Using the closed end of a combination wrench to drive the circlip down into its recess to retain the bearing.

I did order new circlips for this from Rimmer's. Another data point where I got what I consider the wrong part. The new ones were much bigger diameter than the originals. I verified that I ordered the correct part. The old ones were fine, I just figured new ones were cheap insurance. Like the plugs for the u-joints, these are too inexpensive to send back but, like I said, are another data point. I did some quick research and I think the axle shaft diameter may have changed at some point, necessitating larger circlips. SpitBits lists the ones I've got as only good for Mk3 and up. I've emailed Rimmer's and I'll see what they have to say this time.

Original on top, "new" ones on the bottom.

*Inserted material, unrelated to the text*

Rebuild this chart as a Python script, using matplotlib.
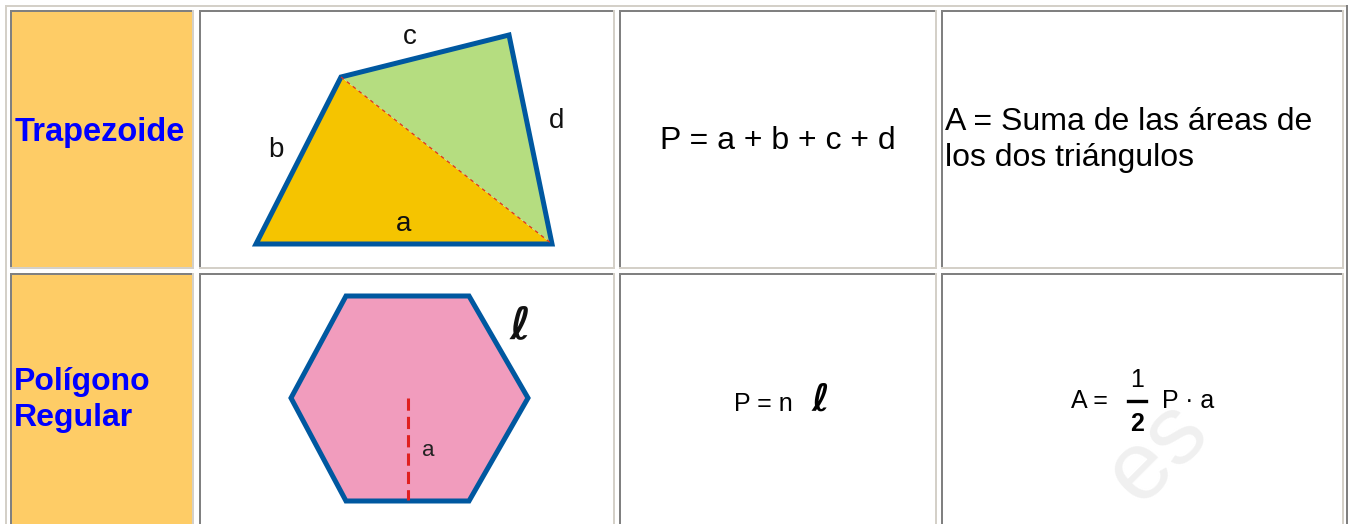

That was about it for the day. We have a hurricane coming to visit on Monday so since the weather will be terrible, I'm going to go to the garage to celebrate the Labor Day holiday. I should be able to get the other brake caliper put together and both fully tightened down. I'll also work on putting the differential back together as well. Until next time...

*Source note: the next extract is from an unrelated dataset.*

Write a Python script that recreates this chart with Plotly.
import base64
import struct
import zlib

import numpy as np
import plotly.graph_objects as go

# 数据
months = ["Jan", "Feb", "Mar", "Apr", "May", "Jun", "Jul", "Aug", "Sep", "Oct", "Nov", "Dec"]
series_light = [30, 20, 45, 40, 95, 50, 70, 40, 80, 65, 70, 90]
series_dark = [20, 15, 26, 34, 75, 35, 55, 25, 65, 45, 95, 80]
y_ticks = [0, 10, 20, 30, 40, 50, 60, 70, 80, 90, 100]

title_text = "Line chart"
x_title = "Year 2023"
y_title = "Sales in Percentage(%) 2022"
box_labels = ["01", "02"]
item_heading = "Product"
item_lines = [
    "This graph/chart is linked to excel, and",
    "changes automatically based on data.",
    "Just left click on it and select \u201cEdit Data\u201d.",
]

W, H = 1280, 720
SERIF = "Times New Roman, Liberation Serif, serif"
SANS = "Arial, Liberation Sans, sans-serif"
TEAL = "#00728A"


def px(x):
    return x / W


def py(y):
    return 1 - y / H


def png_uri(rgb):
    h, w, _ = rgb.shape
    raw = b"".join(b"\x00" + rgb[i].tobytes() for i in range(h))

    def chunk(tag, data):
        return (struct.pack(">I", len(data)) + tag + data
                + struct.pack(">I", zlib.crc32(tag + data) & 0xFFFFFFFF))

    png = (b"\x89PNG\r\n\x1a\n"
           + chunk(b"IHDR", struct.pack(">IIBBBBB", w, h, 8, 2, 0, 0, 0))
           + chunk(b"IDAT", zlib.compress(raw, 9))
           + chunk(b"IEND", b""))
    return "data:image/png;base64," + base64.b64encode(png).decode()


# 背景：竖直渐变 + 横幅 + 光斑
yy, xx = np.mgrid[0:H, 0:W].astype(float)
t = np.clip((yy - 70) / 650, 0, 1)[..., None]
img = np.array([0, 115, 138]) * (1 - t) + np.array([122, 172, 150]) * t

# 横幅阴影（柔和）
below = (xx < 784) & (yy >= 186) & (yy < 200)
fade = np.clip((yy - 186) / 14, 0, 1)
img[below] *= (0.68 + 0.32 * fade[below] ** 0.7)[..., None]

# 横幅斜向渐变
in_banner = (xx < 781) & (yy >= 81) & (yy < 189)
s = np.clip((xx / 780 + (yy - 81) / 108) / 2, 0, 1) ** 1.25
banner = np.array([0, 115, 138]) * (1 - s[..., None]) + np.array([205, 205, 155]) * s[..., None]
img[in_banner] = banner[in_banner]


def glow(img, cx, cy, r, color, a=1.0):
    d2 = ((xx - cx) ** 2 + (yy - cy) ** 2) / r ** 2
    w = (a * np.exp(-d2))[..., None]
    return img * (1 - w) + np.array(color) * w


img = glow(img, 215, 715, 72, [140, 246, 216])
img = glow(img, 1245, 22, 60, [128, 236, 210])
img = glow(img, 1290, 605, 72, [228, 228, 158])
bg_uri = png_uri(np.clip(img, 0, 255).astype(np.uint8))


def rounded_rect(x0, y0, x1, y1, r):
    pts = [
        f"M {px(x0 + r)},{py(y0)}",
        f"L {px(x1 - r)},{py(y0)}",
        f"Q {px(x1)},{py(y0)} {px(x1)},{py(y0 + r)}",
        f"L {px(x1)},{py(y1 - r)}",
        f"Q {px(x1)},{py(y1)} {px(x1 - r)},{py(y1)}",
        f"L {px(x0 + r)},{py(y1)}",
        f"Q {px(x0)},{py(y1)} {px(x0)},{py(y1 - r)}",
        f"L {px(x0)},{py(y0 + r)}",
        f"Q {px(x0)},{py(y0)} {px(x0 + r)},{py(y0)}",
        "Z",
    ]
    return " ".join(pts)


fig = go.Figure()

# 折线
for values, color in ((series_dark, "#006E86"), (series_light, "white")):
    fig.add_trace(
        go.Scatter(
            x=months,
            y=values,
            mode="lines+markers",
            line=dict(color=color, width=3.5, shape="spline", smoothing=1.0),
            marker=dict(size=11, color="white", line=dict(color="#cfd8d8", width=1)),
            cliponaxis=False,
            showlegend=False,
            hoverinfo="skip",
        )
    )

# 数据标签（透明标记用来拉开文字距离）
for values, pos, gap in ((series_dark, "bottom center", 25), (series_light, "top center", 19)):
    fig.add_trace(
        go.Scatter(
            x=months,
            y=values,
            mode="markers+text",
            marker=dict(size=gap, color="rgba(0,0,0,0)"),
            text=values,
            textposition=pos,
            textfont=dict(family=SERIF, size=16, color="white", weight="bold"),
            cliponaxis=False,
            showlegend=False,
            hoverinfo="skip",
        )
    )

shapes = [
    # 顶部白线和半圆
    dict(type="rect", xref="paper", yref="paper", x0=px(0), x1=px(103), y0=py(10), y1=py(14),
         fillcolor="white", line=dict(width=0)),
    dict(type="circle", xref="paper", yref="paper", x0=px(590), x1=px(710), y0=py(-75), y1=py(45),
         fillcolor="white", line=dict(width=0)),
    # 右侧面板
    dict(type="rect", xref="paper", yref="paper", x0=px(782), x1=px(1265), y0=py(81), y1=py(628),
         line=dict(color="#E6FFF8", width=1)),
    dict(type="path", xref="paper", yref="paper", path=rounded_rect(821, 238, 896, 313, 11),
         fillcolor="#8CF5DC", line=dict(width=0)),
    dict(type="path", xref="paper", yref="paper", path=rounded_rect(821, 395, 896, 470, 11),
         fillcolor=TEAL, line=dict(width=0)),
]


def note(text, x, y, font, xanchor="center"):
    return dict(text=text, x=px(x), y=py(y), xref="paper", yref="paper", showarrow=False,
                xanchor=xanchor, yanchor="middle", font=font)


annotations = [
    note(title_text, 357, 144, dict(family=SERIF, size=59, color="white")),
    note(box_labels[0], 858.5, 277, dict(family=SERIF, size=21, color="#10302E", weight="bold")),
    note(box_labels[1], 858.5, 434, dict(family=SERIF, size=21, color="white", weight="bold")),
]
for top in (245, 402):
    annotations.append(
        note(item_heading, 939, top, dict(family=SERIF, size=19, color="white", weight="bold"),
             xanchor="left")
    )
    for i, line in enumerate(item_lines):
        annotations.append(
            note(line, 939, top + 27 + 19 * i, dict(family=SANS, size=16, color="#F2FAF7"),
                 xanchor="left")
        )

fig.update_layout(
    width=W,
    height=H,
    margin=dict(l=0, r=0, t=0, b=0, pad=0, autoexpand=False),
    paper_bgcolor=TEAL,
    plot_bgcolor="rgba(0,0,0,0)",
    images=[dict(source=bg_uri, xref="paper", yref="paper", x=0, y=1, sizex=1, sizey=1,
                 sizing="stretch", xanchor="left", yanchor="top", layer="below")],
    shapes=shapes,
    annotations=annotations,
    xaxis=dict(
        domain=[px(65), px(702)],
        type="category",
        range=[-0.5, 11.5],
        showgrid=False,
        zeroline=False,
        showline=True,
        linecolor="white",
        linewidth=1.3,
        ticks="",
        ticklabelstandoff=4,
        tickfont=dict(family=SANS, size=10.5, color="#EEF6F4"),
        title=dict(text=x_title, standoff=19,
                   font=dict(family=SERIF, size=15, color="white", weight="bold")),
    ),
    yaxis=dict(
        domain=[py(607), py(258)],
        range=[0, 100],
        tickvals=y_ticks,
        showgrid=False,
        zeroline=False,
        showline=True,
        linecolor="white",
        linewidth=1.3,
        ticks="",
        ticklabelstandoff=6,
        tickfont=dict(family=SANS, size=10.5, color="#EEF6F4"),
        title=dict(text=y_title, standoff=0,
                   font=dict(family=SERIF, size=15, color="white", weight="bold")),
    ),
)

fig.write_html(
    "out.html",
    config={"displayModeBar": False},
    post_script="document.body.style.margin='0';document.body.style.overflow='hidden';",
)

I got about 5 hours in the garage today. Doesn't seem like I did too much, but I did accomplish a few things. I got the calipers all done and bolted back together. I decided to torque them to 80 ft-lbs, which is where my torque wrench tops out.

I also brought the RH rear vertical link to the garage from my attic to refurbish that to use instead of the one I already cleaned up due to a missing spacer that I didn't notice. Unfortunately, the other one is missing both trunnion spacers (well, they are welded, but are more like washers). I've asked on my favorite forum for recommendations, including the option for a new one (to me) if need be.

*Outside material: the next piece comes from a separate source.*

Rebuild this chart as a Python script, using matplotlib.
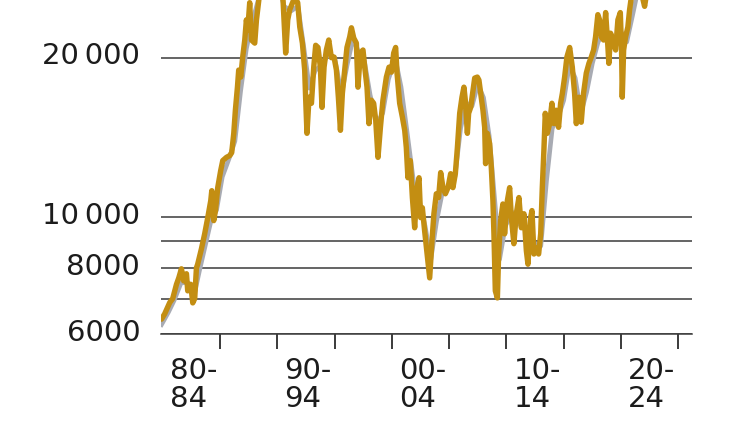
import matplotlib
matplotlib.use('Agg')
import matplotlib.pyplot as plt
import matplotlib.transforms as mtransforms

# index level (log scale, clipped at the top)
years = [
  1979.89, 1980.17, 1980.61, 1980.87, 1981.20, 1981.40, 1981.63, 1981.83, 1982.07, 1982.18,
  1982.44, 1982.62, 1982.79, 1982.94, 1983.05, 1983.38, 1983.66, 1983.93, 1984.19, 1984.28,
  1984.45, 1984.60, 1984.80, 1985.06, 1985.24, 1985.56, 1985.85, 1986.02, 1986.20, 1986.34,
  1986.52, 1986.63, 1986.81, 1986.98, 1987.16, 1987.30, 1987.42, 1987.59, 1987.74, 1988.03,
  1988.18, 1988.46, 1988.90, 1989.40, 1989.90, 1990.30, 1990.50, 1990.73, 1990.91, 1991.08,
  1991.52, 1991.78, 1991.96, 1992.19, 1992.39, 1992.48, 1992.59, 1992.77, 1992.98, 1993.18,
  1993.35, 1993.55, 1993.76, 1993.90, 1994.08, 1994.28, 1994.49, 1994.72, 1994.95, 1995.16,
  1995.33, 1995.51, 1995.68, 1995.88, 1996.08, 1996.32, 1996.47, 1996.67, 1996.90, 1997.04,
  1997.25, 1997.48, 1997.63, 1997.83, 1998.00, 1998.21, 1998.41, 1998.59, 1998.79, 1999.00,
  1999.22, 1999.52, 1999.75, 1999.96, 2000.16, 2000.33, 2000.45, 2000.68, 2000.92, 2001.12,
  2001.26, 2001.40, 2001.61, 2001.79, 2001.99, 2002.19, 2002.37, 2002.51, 2002.66, 2002.86,
  2003.08, 2003.30, 2003.50, 2003.67, 2003.88, 2004.08, 2004.26, 2004.46, 2004.67, 2004.90,
  2005.13, 2005.33, 2005.54, 2005.72, 2005.92, 2006.12, 2006.29, 2006.41, 2006.59, 2006.70,
  2006.88, 2007.08, 2007.23, 2007.46, 2007.60, 2007.75, 2007.95, 2008.10, 2008.18, 2008.33,
  2008.53, 2008.68, 2008.82, 2008.91, 2009.03, 2009.21, 2009.32, 2009.49, 2009.69, 2009.84,
  2010.08, 2010.28, 2010.43, 2010.65, 2010.86, 2011.09, 2011.30, 2011.53, 2011.74, 2011.88,
  2012.11, 2012.23, 2012.40, 2012.61, 2012.81, 2012.99, 2013.13, 2013.27, 2013.39, 2013.57,
  2013.77, 2013.97, 2014.14, 2014.35, 2014.55, 2014.73, 2014.88, 2015.08, 2015.28, 2015.52,
  2015.75, 2015.95, 2016.10, 2016.32, 2016.53, 2016.73, 2016.97, 2017.20, 2017.41, 2017.61,
  2017.78, 2017.98, 2018.13, 2018.28, 2018.48, 2018.66, 2018.86, 2018.94, 2019.09, 2019.29,
  2019.53, 2019.73, 2019.94, 2020.05, 2020.11, 2020.23, 2020.40, 2020.60, 2020.75, 2020.90,
  2021.30, 2021.70, 2022.06, 2022.30, 2023.00, 2024.00, 2025.00,
]
index = [
  6400, 6550, 6880, 7000, 7450, 7660, 7970, 7560, 7800, 7240,
  7450, 6870, 7000, 8000, 8130, 8700, 9280, 9960, 10720, 11200,
  9830, 10270, 11350, 12230, 12770, 12950, 13050, 13220, 14380, 15900,
  17580, 18940, 18370, 20050, 21590, 23570, 22560, 25400, 21590, 21300,
  23570, 26500, 28000, 29500, 28500, 27000, 25700, 20400, 23570, 24620,
  26000, 25400, 22850, 21300, 18940, 16610, 14380, 16830, 16390, 19180,
  21100, 20900, 19180, 16100, 19180, 20670, 21590, 19990, 20050, 18940,
  16830, 14570, 17120, 18940, 20900, 21880, 22770, 21780, 21300, 17580,
  20400, 20670, 19180, 17580, 15000, 16610, 16390, 15220, 12950, 14760,
  16610, 18370, 19180, 18770, 20400, 20900, 18690, 16390, 15420, 14570,
  13520, 11850, 12770, 10870, 9530, 11350, 11850, 9960, 10400, 9400,
  8500, 7660, 9000, 10130, 11050, 10870, 12120, 11350, 11050, 11350,
  12060, 11350, 12060, 13520, 15690, 16830, 17580, 16610, 14380, 15690,
  16100, 17350, 18290, 18370, 18130, 17120, 15900, 14760, 12600, 14380,
  13750, 12390, 10720, 9280, 7240, 7020, 8500, 9830, 10570, 9280,
  10720, 11350, 9960, 8890, 10130, 10870, 9530, 10130, 8620, 8130,
  9960, 10270, 8500, 8720, 8500, 9280, 11350, 13350, 15690, 14380,
  15000, 16390, 15000, 15900, 14760, 16390, 17100, 18370, 20050, 20900,
  19180, 17120, 15000, 16830, 15090, 17120, 18690, 19500, 20050, 20670,
  21880, 24110, 23570, 21880, 21590, 24330, 20900, 19500, 22240, 21590,
  20670, 23570, 24330, 20670, 16830, 20670, 21880, 22850, 24620, 26000,
  28000, 27000, 25000, 27000, 30000, 33000, 36000,
]

# smoother grey series peeking out behind the gold one
grey_years = [
  1979.89, 1980.5, 1981.0, 1981.6, 1982.2, 1982.8, 1983.2, 1983.7, 1984.2, 1984.7,
  1985.2, 1985.8, 1986.3, 1986.8, 1987.3, 1987.8, 1988.3, 1988.8, 1989.5, 1990.0,
  1990.6, 1991.2, 1991.8, 1992.3, 1992.8, 1993.3, 1993.8, 1994.4, 1995.0, 1995.6,
  1996.1, 1996.6, 1997.1, 1997.6, 1998.1, 1998.7, 1999.2, 1999.7, 2000.3, 2000.8,
  2001.3, 2001.9, 2002.4, 2002.9, 2003.4, 2003.9, 2004.4, 2005.0, 2005.5, 2006.0,
  2006.5, 2007.0, 2007.5, 2008.0, 2008.5, 2009.0, 2009.4, 2009.9, 2010.5, 2011.0,
  2011.5, 2012.0, 2012.5, 2013.0, 2013.5, 2014.0, 2014.5, 2015.0, 2015.5, 2016.0,
  2016.5, 2017.0, 2017.5, 2018.0, 2018.5, 2019.0, 2019.5, 2020.0, 2020.5, 2021.0,
  2021.5, 2022.0, 2023.0, 2025.0,
]
grey = [
  6250, 6600, 6950, 7500, 7500, 7200, 7900, 8800, 9800, 10300,
  11900, 12900, 13900, 17300, 20800, 23300, 25500, 28000, 29000, 28000,
  25000, 24500, 25000, 21000, 17500, 18900, 19300, 20200, 20000, 17000,
  19400, 21700, 20500, 19700, 17000, 15000, 15700, 18200, 19900, 17600,
  14600, 11600, 10700, 9600, 8300, 9800, 11100, 11400, 11900, 14700,
  16400, 16200, 17800, 16800, 14200, 10600, 8300, 9600, 10200, 9700,
  9700, 8800, 8900, 8800, 11700, 14700, 15400, 16600, 19400, 18300,
  15700, 17200, 19500, 21400, 22400, 21400, 21400, 22400, 21400, 24000,
  27000, 26500, 30000, 35000,
]

tick_years = [1985, 1990, 1995, 2000, 2005, 2010, 2015, 2020, 2025]
period_starts = [1980, 1990, 2000, 2010, 2020]
period_labels = ['80-\n84', '90-\n94', '00-\n04', '10-\n14', '20-\n24']
grid_levels = [6000, 7000, 8000, 9000, 10000, 20000]
grid_labels = ['6000', '', '8000', '', '10\u2009000', '20\u2009000']

gold = '#c38e12'
ink = '#1c1c1c'
rule = '#3a3a3a'

fig = plt.figure(figsize=(7.5, 4.21), dpi=100)
ax = fig.add_axes([0.2147, 0.2067, 0.708, 0.7933])

ax.plot(grey_years, grey, color='#a8abb3', lw=3.3, solid_joinstyle='round', zorder=2)
ax.plot(years, index, color=gold, lw=3.9, solid_joinstyle='round',
        solid_capstyle='round', zorder=3)

ax.set_yscale('log')
ax.set_ylim(6000, 25700)
ax.set_xlim(1979.85, 2026.2)

ax.minorticks_off()
ax.set_yticks(grid_levels)
ax.set_yticklabels(grid_labels)
ax.yaxis.grid(True, color=rule, lw=1.1)
ax.set_axisbelow(True)
ax.tick_params(axis='y', length=0, pad=15, labelsize=21, labelcolor=ink)
# nudge the value labels up a little, as in the original
lift = mtransforms.ScaledTranslation(0, 3 / 72, fig.dpi_scale_trans)
for lbl in ax.get_yticklabels():
  lbl.set_transform(lbl.get_transform() + lift)

ax.set_xticks(tick_years)
ax.set_xticklabels([''] * len(tick_years))
ax.tick_params(axis='x', length=11, width=1.4, color=rule, direction='out')

for side in ['top', 'right', 'left']:
  ax.spines[side].set_visible(False)
ax.spines['bottom'].set_color(rule)
ax.spines['bottom'].set_linewidth(1.1)

for yr, lab in zip(period_starts, period_labels):
  ax.text(yr + 0.62, -0.07, lab, transform=ax.get_xaxis_transform(),
          ha='left', va='top', fontsize=21, color=ink, linespacing=1.0)

plt.savefig('out.png', dpi=100)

Spacer should be on the right like it is on the left.

After stopping that job short, I moved on to getting the bushings out of the rear differential. What a pain. I was able to use my propane torch to burn on the inner bushing and rubber, but the outer collar was one with the differential case. Since it was so thin, I couldn't get anything to smack on it good. Instead, I took my sawzall and cut the collar down to the differential house. I then took a chisel punch and worked at it. Eventually, after enough beatings, they both slowly came out.


The beatings will continue until morale improves...or the bushing comes out. Marred up the differential case a bit, too.

The bushing removed.

Once the bushings were out, I put the case in the blaster and cleaned it up pretty good. I didn't spend a lot of time on it since it's not that visible. I also blasted the front mounting brackets, but didn't get any pics of that. I sprayed them both with one coat of primer. The wind from tropical storm Hermine was really picking up by then and the painting was challenging to say the least since I don't want to do it inside if I can help it. So, only one coat to prevent flash rust on the freshly exposed metal.

Just the back half.
I'm not quite sure how I'm going to attack the other half of the differential. You know, the one with the big gears in it. I definitely do not want to remove all of that stuff because there are tons of measurements and shims and the like that I just don't want to mess with. Probably the easiest would be to clean up the gear half as good as I can (no blasting, of course), but it all back together and a prime and paint it as a whole unit. We'll see.